The film was shot around Fraser Valley in British Columbia, Canada. The cities of Abbotsford, Agassiz, Burnaby, Langley and Maple Ridge were visited over the course of principal photography, which wrapped up on 14 May 2011. This was Danny Trejo's second time doing a fight with a pro wrestler (after a deleted scene with Dallas Page for The Devil's Rejects), a process he found more enjoyable than with any traditional actor, due to their experience staging confrontations for an audience. As in Tactical Force and other films of this period, Austin was doubled by Canadian Paul Lazenby, a former pro wrestler himself.

==Reception==
===Critical reception===
Recoil has received moderately positive reviews, with critics noting—to varying degrees of appreciation—its departure from the flashier style seen in many contemporary action films. Luke Hickman of High Def Digest called its revenge storyline a throwback to a "not so awesome past". Jeffrey Kauffman of blu-ray.com was unenthusiastic about the film's themes, but gave it some praise for its non-linear structure. Jason Rugaard of Movie Mavericks felt that "the story hangs together better than most in the genre".

David J. Moore, author of the book The Good, the Tough & the Deadly: Action Movies & Stars, called it Austin's best film, pointing to John Sullivan's "surprisingly smart" script and Miles' "assured" direction. R. Emmet Sweeney, a writer for Film Comment and Filmmaker, concurred and praised Miles' "measured pacing and clear lines". Kauffman disagreed, calling Recoil "competent" but devoid of truly exciting action scenes. Chad Cruise of Bulletproof Action similarly found the film unspectacular yet easy to watch. Genre critic Vern enjoyed Austin's performance, elements of which harkened back to his classic "Stone Cold" persona. Matt Paprocki of doblu.com countered that Austin's character arc was "aimless and dry". Several reviewers pointed to the villains' lack of charisma, with Rugaard writing that Danny Trejo (who was 67 at the time of filming) appeared too old for some of the physical confrontations his character engages in.

===Accolades===
In a survey of seventeen genre pundits jointly organized by five action film websites in 2020, Recoil was ranked 46th of the "Top 50 Action Gems of the 2010–2019 Decade". In 2012, the film received a Leo Award for Best Stunt Coordination (Feature Film) from the Motion Picture Arts & Sciences Foundation of British Columbia.

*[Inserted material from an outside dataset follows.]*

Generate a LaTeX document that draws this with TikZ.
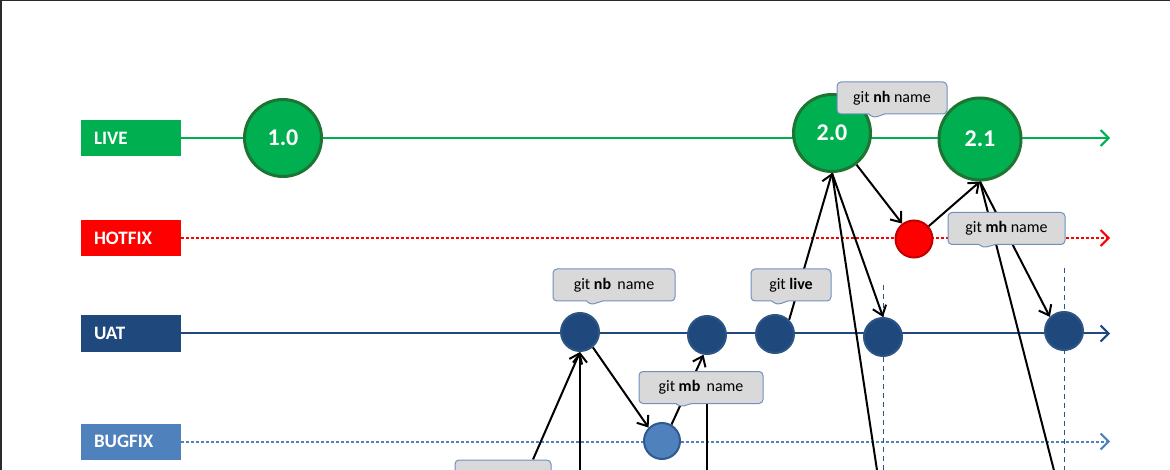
\documentclass[tikz,border=0pt]{standalone}
\usepackage{fontspec}
\setmainfont{Carlito}
\usepackage{tikz}
\usetikzlibrary{arrows.meta,shapes.callouts,backgrounds,positioning}
\definecolor{livegreen}{HTML}{00B050}
\definecolor{livedark}{HTML}{1E7432}
\definecolor{hotred}{HTML}{FF0000}
\definecolor{hotdark}{HTML}{C00000}
\definecolor{uatblue}{HTML}{1F497D}
\definecolor{uatdark}{HTML}{2C5586}
\definecolor{bugblue}{HTML}{4F81BD}
\definecolor{bugdark}{HTML}{2F5A8F}
\definecolor{notegray}{HTML}{D9D9D9}
\definecolor{noteedge}{HTML}{7090BE}
\definecolor{framegray}{HTML}{2B2B2B}
\tikzset{
    lane/.style={rectangle, minimum height=36pt, inner xsep=13pt, text width=74pt, align=left, text=white, font=\bfseries\fontsize{19}{21}\selectfont},
    release/.style={circle, fill=livegreen, draw=livedark, line width=3pt, inner sep=0pt, text=white, font=\bfseries\fontsize{24}{28}\selectfont},
    commit/.style={circle, fill=uatblue, draw=uatdark, line width=2pt, minimum size=38pt, inner sep=0pt},
    hotcommit/.style={circle, fill=hotred, draw=hotdark, line width=2pt, minimum size=37pt, inner sep=0pt},
    bugcommit/.style={circle, fill=bugblue, draw=bugdark, line width=2pt, minimum size=36pt, inner sep=0pt},
    note/.style={rectangle callout, rounded corners=4pt, fill=notegray, draw=noteedge, line width=1pt, minimum height=32pt, callout pointer width=16pt, font=\fontsize{16}{18}\selectfont},
    track/.style={line width=2pt, -{Straight Barb[length=8pt,width=16pt]}},
    dotline/.style={dash pattern=on 2.5pt off 2.5pt},
    guide/.style={draw=uatdark, line width=1pt, dash pattern=on 5pt off 4pt},
    edge/.style={draw, line width=2pt, -{Straight Barb[length=9pt,width=14pt]}},
    link/.style={draw, line width=2pt}
}
\begin{document}
\begin{tikzpicture}[x=1pt,y=-1pt]
\useasboundingbox (0,0) rectangle (1170,470);
\draw[framegray, line width=3pt] (0,470) -- (0,0) -- (1170,0);

% Branch labels
\node[lane, fill=livegreen] (live) at (131,138)   {LIVE};
\node[lane, fill=hotred]    (hotfix) at (131,238) {HOTFIX};
\node[lane, fill=uatblue]   (uat) at (131,333.5)  {UAT};
\node[lane, fill=bugblue]   (bugfix) at (131,441.5) {BUGFIX};
\coordinate (tip) at (1110,0);

% Releases and commits
\node[release, minimum size=77pt] (v10) at (283,138) {1.0};
\node[release, minimum size=77pt] (v20) at (832,133) {2.0};
\node[release, minimum size=82pt] (v21) at (980,139) {2.1};
\node[hotcommit] (h1) at (914,239) {};
\node[commit] (u1) at (580,332)  {};
\node[commit] (u2) at (707,335)  {};
\node[commit] (u3) at (775,334)  {};
\node[commit] (u4) at (883,337)  {};
\node[commit] (u5) at (1064,331) {};
\node[bugcommit] (b1) at (662,441) {};

% Loose ends below the frame
\coordinate (off1) at (580,490);
\coordinate (off2) at (707,490);
\coordinate (off3) at (880,490);
\coordinate (off4) at (1059,490);
\coordinate (g1) at (883,285);
\coordinate (g2) at (1064,268);

\begin{scope}[on background layer]
% Branch lines
\draw[track, livegreen] (live.east) -- (live.east -| tip);
\draw[track, hotred, dotline] (hotfix.east) -- (hotfix.east -| tip);
\draw[track, uatblue] (uat.east) -- (uat.east -| tip);
\draw[track, bugblue, dotline] (bugfix.east) -- (bugfix.east -| tip);

% Guides
\draw[guide] (g1) -- (g1 |- off3);
\draw[guide] (g2) -- (g2 |- off4);

% Merges
\draw[edge] (v20) -- (h1);
\draw[edge] (h1) -- (v21.south);
\draw[edge] (u3.45) -- (v20.south);
\draw[edge] (v20.south) -- (u4.north);
\draw[link] (v20.south) -- (off3);
\draw[edge] (v21.south) -- (u5.135);
\draw[link] (v21.south) -- (off4);
\draw[edge] (u1.-50) -- (b1.135);
\draw[edge] (b1.60) -- (u2.260);
\draw[edge] (off1) -- (u1.south);
\end{scope}

% Commands
\node[note, minimum width=110pt, callout absolute pointer={(873,118)}] (cnh) at (892,98) {git \textbf{nh} name};
\node[note, minimum width=117pt, callout absolute pointer={(983,248)}] (cmh) at (1006.5,228.5) {git \textbf{mh} name};
\node[note, minimum width=122pt, callout absolute pointer={(590,305)}] (cnb) at (614,285) {git \textbf{nb}\, name};
\node[note, minimum width=80pt, callout absolute pointer={(777,305)}] (clive) at (791,285) {git \textbf{live}};
\node[note, minimum width=124pt, callout absolute pointer={(680,407)}] (cmb) at (701,387.5) {git \textbf{mb}\, name};
\node[note, minimum width=96pt, callout absolute pointer={(503,498)}] (cbot) at (503,476) {};

\begin{scope}[on background layer]
\draw[edge] ([xshift=30pt]cbot.north) -- (u1.south);
\draw[link] (u2 |- cmb.south) -- (off2);
\end{scope}
\end{tikzpicture}
\end{document}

| Year | Award | Category | Recipient | Result |
|---|---|---|---|---|
| 2012 | Leo Awards | Best Stunt Coordination – Feature Length Drama | Lauro Chartrand | Won |

==Release==
In the United States, the film was released on home video by Vivendi Entertainment on 6 March 2012. Entertainment One released it on 13 March 2012 in Canada, and on 16 April 2012 in the United Kingdom. Like Tactical Force, Recoil received a theatrical release in the United Arab Emirates, opening on 12 April 2014 and ranking fifth at the national box office.

==Illegal downloading==
In 2012, a Canadian judge ruled in favour of Recoil's production company, NGN Prima Production, and ordered Internet service providers (ISPs) to reveal the names and addresses of people who had allegedly downloaded the film illegally. This was only possible due to recent changes in Canadian law, making it the first lawsuit of its kind in the country. One of the named ISPs filed a motion opposing the disclosure of its customers' personal information.